E o presidente da República, como tem sido de seu feitio, não apenas não ajuda como atrapalha nesse quesito. Vale lembrar que ele vetou o Projeto de Lei 3.477/2020, que garantia tablet e internet para estudantes e professores(as) do ensino público, alcançando mais de 18 milhões de estudantes de baixa renda e aproximadamente 1,5 milhão de professores(as) da rede pública. Depois de ampla mobilização dos movimentos sindicais e sociais da educação, o Congresso Nacional derrubou o veto em junho de 2021.

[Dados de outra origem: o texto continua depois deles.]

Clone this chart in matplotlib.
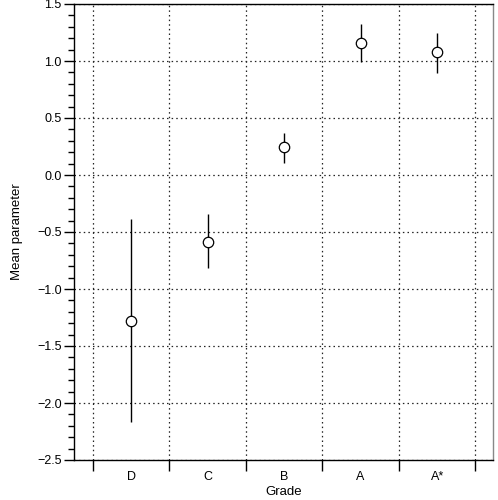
import numpy as np
import matplotlib.pyplot as plt
from matplotlib.ticker import MultipleLocator, FixedLocator

plt.rcParams['font.family'] = ['Liberation Sans', 'DejaVu Sans']

# --- chart data ---
grades = ['D', 'C', 'B', 'A', 'A*']
means = [-1.28, -0.585, 0.25, 1.16, 1.075]
upper = [-0.39, -0.345, 0.37, 1.325, 1.25]
lower = [-2.165, -0.818, 0.108, 0.994, 0.897]

x = np.arange(len(grades))
yerr = [np.array(means) - np.array(lower), np.array(upper) - np.array(means)]

fig = plt.figure(figsize=(4.98, 5.0), dpi=100)
ax = fig.add_axes([0.1486, 0.08, 0.8414, 0.912])

ax.errorbar(x, means, yerr=yerr, fmt='o', color='black', ecolor='black',
            elinewidth=1.0, capsize=0, markersize=7.5, markerfacecolor='white',
            markeredgecolor='black', markeredgewidth=0.9, zorder=3)

ax.set_xlim(-0.745, 4.73)
ax.set_ylim(-2.5, 1.5)

ax.set_xticks(x)
ax.set_xticklabels(grades)
ax.xaxis.set_minor_locator(FixedLocator(np.arange(-0.5, 5.0, 1.0)))
ax.tick_params(axis='x', which='major', length=0, pad=8, labelsize=9)
ax.tick_params(axis='x', which='minor', length=8, width=1, direction='out')

ax.yaxis.set_major_locator(MultipleLocator(0.5))
ax.yaxis.set_minor_locator(MultipleLocator(0.1))
ax.yaxis.set_major_formatter(plt.FuncFormatter(lambda v, p: f'{v:.1f}'.replace('-', '\u2212')))
ax.tick_params(axis='y', which='major', length=7, width=1, labelsize=9, pad=2)
ax.tick_params(axis='y', which='minor', length=4, width=1)

ax.grid(True, axis='x', which='minor', linestyle=(0, (1.2, 2.5)), color='#222222', linewidth=0.9)
ax.grid(True, axis='y', which='major', linestyle=(0, (1.2, 2.5)), color='#222222', linewidth=0.9)
ax.set_axisbelow(True)

for s in ax.spines.values():
    s.set_linewidth(1.0)
ax.spines['right'].set_color('#888888')

ax.set_xlabel('Grade', fontsize=9.5, labelpad=2)
ax.set_ylabel('Mean parameter', fontsize=9.5, labelpad=10)

fig.savefig('out.png', dpi=100)
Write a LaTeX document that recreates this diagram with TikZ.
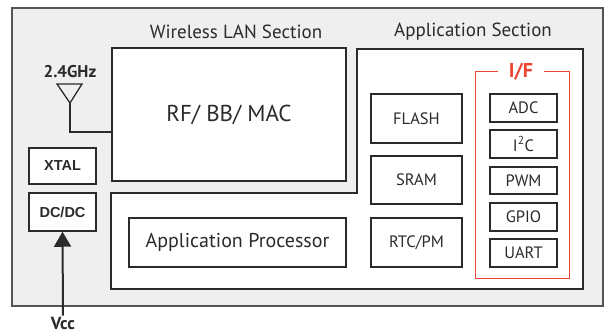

O déficit de aprendizagem no país foi aprofundado pela pandemia da covid-19, mas não apenas isso. O descaso das autoridades competentes, como o GDF e o Governo Federal, que não disponibilizaram recursos e nenhum tipo de investimento para minimizar os danos, sequer para correr atrás do prejuízo, foi decisivo para problema acumulado que temos agora. É importante destacar que durante esses dois anos, professores e professoras fizeram vaquinhas, organizaram pedidos de ajuda e tiraram dinheiro do próprio bolso para ajudar seus estudantes; enquanto isso, os governos não cumpriram seu papel e, inclusive, atuaram no sentido oposto, como se viu no caso do veto ao PL citado acima.